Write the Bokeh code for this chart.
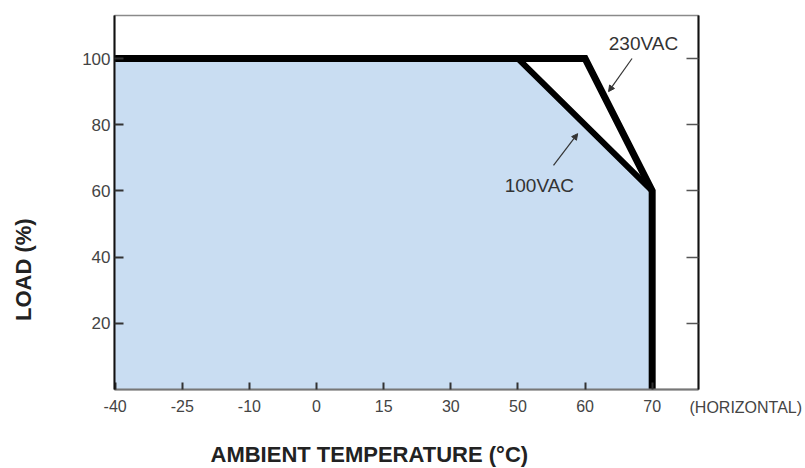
import numpy as np
from bokeh.plotting import figure
from bokeh.models import (FixedTicker, Label, Arrow, NormalHead, LinearAxis, Range1d, Title)
from bokeh.embed import file_html
from bokeh.resources import INLINE

# ---- data ----
temp_ticks = [-40, -25, -10, 0, 15, 30, 50, 60, 70]
tick_labels = ["-40", "-25", "-10", "0", "15", "30", "50", "60", "70"]
load_ticks = [20, 40, 60, 80, 100]

t_230 = [-40, 60, 70, 70]
load_230 = [100, 100, 60, 0]
t_100 = [-40, 50, 70]
load_100 = [100, 100, 60]

FONT = "Liberation Sans"

pos = np.arange(len(temp_ticks))
def tx(t):
    return np.interp(t, temp_ticks, pos)

p = figure(frame_width=584, frame_height=374, output_backend="svg", toolbar_location=None,
           x_range=Range1d(-0.01, 8.69), y_range=Range1d(0, 113),
           min_border_left=114, min_border_right=107, min_border_top=15, min_border_bottom=40)
p.xgrid.visible = False
p.ygrid.visible = False
p.outline_line_color = "#8a8a8a"
p.outline_line_width = 1.5
p.background_fill_color = "white"

# fill under 100VAC curve
fx = list(tx(t_100)) + [tx(70), tx(-40)]
fy = load_100 + [0, 0]
p.patch(fx, fy, fill_color="#c9ddf2", line_color=None)

p.line(tx(t_230), load_230, line_color="black", line_width=7, line_join="miter")
p.line(tx(t_100), load_100, line_color="black", line_width=6, line_join="miter")

# axes
xa = p.xaxis[0]
xa.ticker = FixedTicker(ticks=list(pos))
xa.major_label_overrides = {int(i): s for i, s in zip(pos, tick_labels)}
xa.major_tick_in = 7
xa.major_tick_out = 0
xa.minor_tick_line_color = None
xa.axis_line_color = "#777777"
xa.axis_line_width = 2
xa.major_tick_line_color = "#333333"
xa.major_tick_line_width = 2
xa.major_label_text_font = FONT
xa.major_label_text_font_size = "16px"
xa.major_label_text_color = "#444444"
xa.major_label_standoff = 10

ya = p.yaxis[0]
ya.ticker = FixedTicker(ticks=load_ticks)
ya.major_tick_in = 9
ya.major_tick_out = 0
ya.minor_tick_line_color = None
ya.axis_line_color = "#111111"
ya.axis_line_width = 2
ya.major_tick_line_color = "#333333"
ya.major_tick_line_width = 2
ya.major_label_text_font = FONT
ya.major_label_text_font_size = "17px"
ya.major_label_text_color = "#444444"
ya.major_label_standoff = 4

# y title carried by a bare axis; trailing no-break spaces move the words lower
ytitle = LinearAxis(ticker=FixedTicker(ticks=[]),
                    axis_label="LOAD (%)" + "\u00a0" * 22, axis_label_standoff=44,
                    axis_label_text_font=FONT, axis_label_text_font_size="22px",
                    axis_label_text_font_style="bold", axis_label_text_color="#222222",
                    axis_line_color=None, major_tick_line_color=None,
                    minor_tick_line_color=None, major_tick_in=0, major_tick_out=0,
                    minor_tick_in=0, minor_tick_out=0)
p.add_layout(ytitle, "left")

ra = LinearAxis(ticker=FixedTicker(ticks=load_ticks))
ra.major_label_text_font_size = "0px"
ra.major_label_text_color = None
ra.major_tick_in = 12
ra.major_tick_out = 0
ra.minor_tick_line_color = None
ra.axis_line_color = "#111111"
ra.axis_line_width = 2
ra.major_tick_line_color = "#555555"
ra.major_tick_line_width = 1.5
p.add_layout(ra, "right")

# annotations inside the frame
p.add_layout(Label(x=7.87, y=104.5, text="230VAC", text_font=FONT, text_font_size="19px",
                   text_color="#333333", text_align="center", text_baseline="middle"))
p.add_layout(Label(x=6.32, y=61.6, text="100VAC", text_font=FONT, text_font_size="19px",
                   text_color="#333333", text_align="center", text_baseline="middle"))
head = dict(size=6, line_color="#333333", fill_color="#333333")
p.add_layout(Arrow(x_start=7.70, y_start=100, x_end=7.35, y_end=90,
                   line_color="#333333", line_width=1.2, end=NormalHead(**head)))
p.add_layout(Arrow(x_start=6.53, y_start=67.7, x_end=6.89, y_end=77.3,
                   line_color="#333333", line_width=1.2, end=NormalHead(**head)))

# texts below the frame, in side panels
p.add_layout(Label(x=575, y=24, x_units="screen", y_units="screen", text="(HORIZONTAL)",
                   text_font=FONT, text_font_size="16px",
                   text_color="#444444", text_align="left", text_baseline="middle"), "below")
p.add_layout(Title(text="AMBIENT TEMPERATURE (°C)", align="left", offset=96, standoff=16,
                   text_font=FONT, text_font_size="22px", text_font_style="bold",
                   text_color="#222222"), "below")

open("out.html", "w").write(file_html(p, INLINE))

GOAL OF THE EXERCISE>
All of the data needs repeating exactly, but the pictures do not.

RESPONSE>
Write the Bokeh code for this chart.
import numpy as np
from bokeh.plotting import figure
from bokeh.models import (FixedTicker, Label, Arrow, NormalHead, LinearAxis, Range1d, Title)
from bokeh.embed import file_html
from bokeh.resources import INLINE

# ---- data ----
temp_ticks = [-40, -25, -10, 0, 15, 30, 50, 60, 70]
tick_labels = ["-40", "-25", "-10", "0", "15", "30", "50", "60", "70"]
load_ticks = [20, 40, 60, 80, 100]

t_230 = [-40, 60, 70, 70]
load_230 = [100, 100, 60, 0]
t_100 = [-40, 50, 70]
load_100 = [100, 100, 60]

FONT = "Liberation Sans"

pos = np.arange(len(temp_ticks))
def tx(t):
    return np.interp(t, temp_ticks, pos)

p = figure(frame_width=584, frame_height=374, output_backend="svg", toolbar_location=None,
           x_range=Range1d(-0.01, 8.69), y_range=Range1d(0, 113),
           min_border_left=114, min_border_right=107, min_border_top=15, min_border_bottom=40)
p.xgrid.visible = False
p.ygrid.visible = False
p.outline_line_color = "#8a8a8a"
p.outline_line_width = 1.5
p.background_fill_color = "white"

# fill under 100VAC curve
fx = list(tx(t_100)) + [tx(70), tx(-40)]
fy = load_100 + [0, 0]
p.patch(fx, fy, fill_color="#c9ddf2", line_color=None)

p.line(tx(t_230), load_230, line_color="black", line_width=7, line_join="miter")
p.line(tx(t_100), load_100, line_color="black", line_width=6, line_join="miter")

# axes
xa = p.xaxis[0]
xa.ticker = FixedTicker(ticks=list(pos))
xa.major_label_overrides = {int(i): s for i, s in zip(pos, tick_labels)}
xa.major_tick_in = 7
xa.major_tick_out = 0
xa.minor_tick_line_color = None
xa.axis_line_color = "#777777"
xa.axis_line_width = 2
xa.major_tick_line_color = "#333333"
xa.major_tick_line_width = 2
xa.major_label_text_font = FONT
xa.major_label_text_font_size = "16px"
xa.major_label_text_color = "#444444"
xa.major_label_standoff = 10

ya = p.yaxis[0]
ya.ticker = FixedTicker(ticks=load_ticks)
ya.major_tick_in = 9
ya.major_tick_out = 0
ya.minor_tick_line_color = None
ya.axis_line_color = "#111111"
ya.axis_line_width = 2
ya.major_tick_line_color = "#333333"
ya.major_tick_line_width = 2
ya.major_label_text_font = FONT
ya.major_label_text_font_size = "17px"
ya.major_label_text_color = "#444444"
ya.major_label_standoff = 4

# y title carried by a bare axis; trailing no-break spaces move the words lower
ytitle = LinearAxis(ticker=FixedTicker(ticks=[]),
                    axis_label="LOAD (%)" + "\u00a0" * 22, axis_label_standoff=44,
                    axis_label_text_font=FONT, axis_label_text_font_size="22px",
                    axis_label_text_font_style="bold", axis_label_text_color="#222222",
                    axis_line_color=None, major_tick_line_color=None,
                    minor_tick_line_color=None, major_tick_in=0, major_tick_out=0,
                    minor_tick_in=0, minor_tick_out=0)
p.add_layout(ytitle, "left")

ra = LinearAxis(ticker=FixedTicker(ticks=load_ticks))
ra.major_label_text_font_size = "0px"
ra.major_label_text_color = None
ra.major_tick_in = 12
ra.major_tick_out = 0
ra.minor_tick_line_color = None
ra.axis_line_color = "#111111"
ra.axis_line_width = 2
ra.major_tick_line_color = "#555555"
ra.major_tick_line_width = 1.5
p.add_layout(ra, "right")

# annotations inside the frame
p.add_layout(Label(x=7.87, y=104.5, text="230VAC", text_font=FONT, text_font_size="19px",
                   text_color="#333333", text_align="center", text_baseline="middle"))
p.add_layout(Label(x=6.32, y=61.6, text="100VAC", text_font=FONT, text_font_size="19px",
                   text_color="#333333", text_align="center", text_baseline="middle"))
head = dict(size=6, line_color="#333333", fill_color="#333333")
p.add_layout(Arrow(x_start=7.70, y_start=100, x_end=7.35, y_end=90,
                   line_color="#333333", line_width=1.2, end=NormalHead(**head)))
p.add_layout(Arrow(x_start=6.53, y_start=67.7, x_end=6.89, y_end=77.3,
                   line_color="#333333", line_width=1.2, end=NormalHead(**head)))

# texts below the frame, in side panels
p.add_layout(Label(x=575, y=24, x_units="screen", y_units="screen", text="(HORIZONTAL)",
                   text_font=FONT, text_font_size="16px",
                   text_color="#444444", text_align="left", text_baseline="middle"), "below")
p.add_layout(Title(text="AMBIENT TEMPERATURE (°C)", align="left", offset=96, standoff=16,
                   text_font=FONT, text_font_size="22px", text_font_style="bold",
                   text_color="#222222"), "below")

open("out.html", "w").write(file_html(p, INLINE))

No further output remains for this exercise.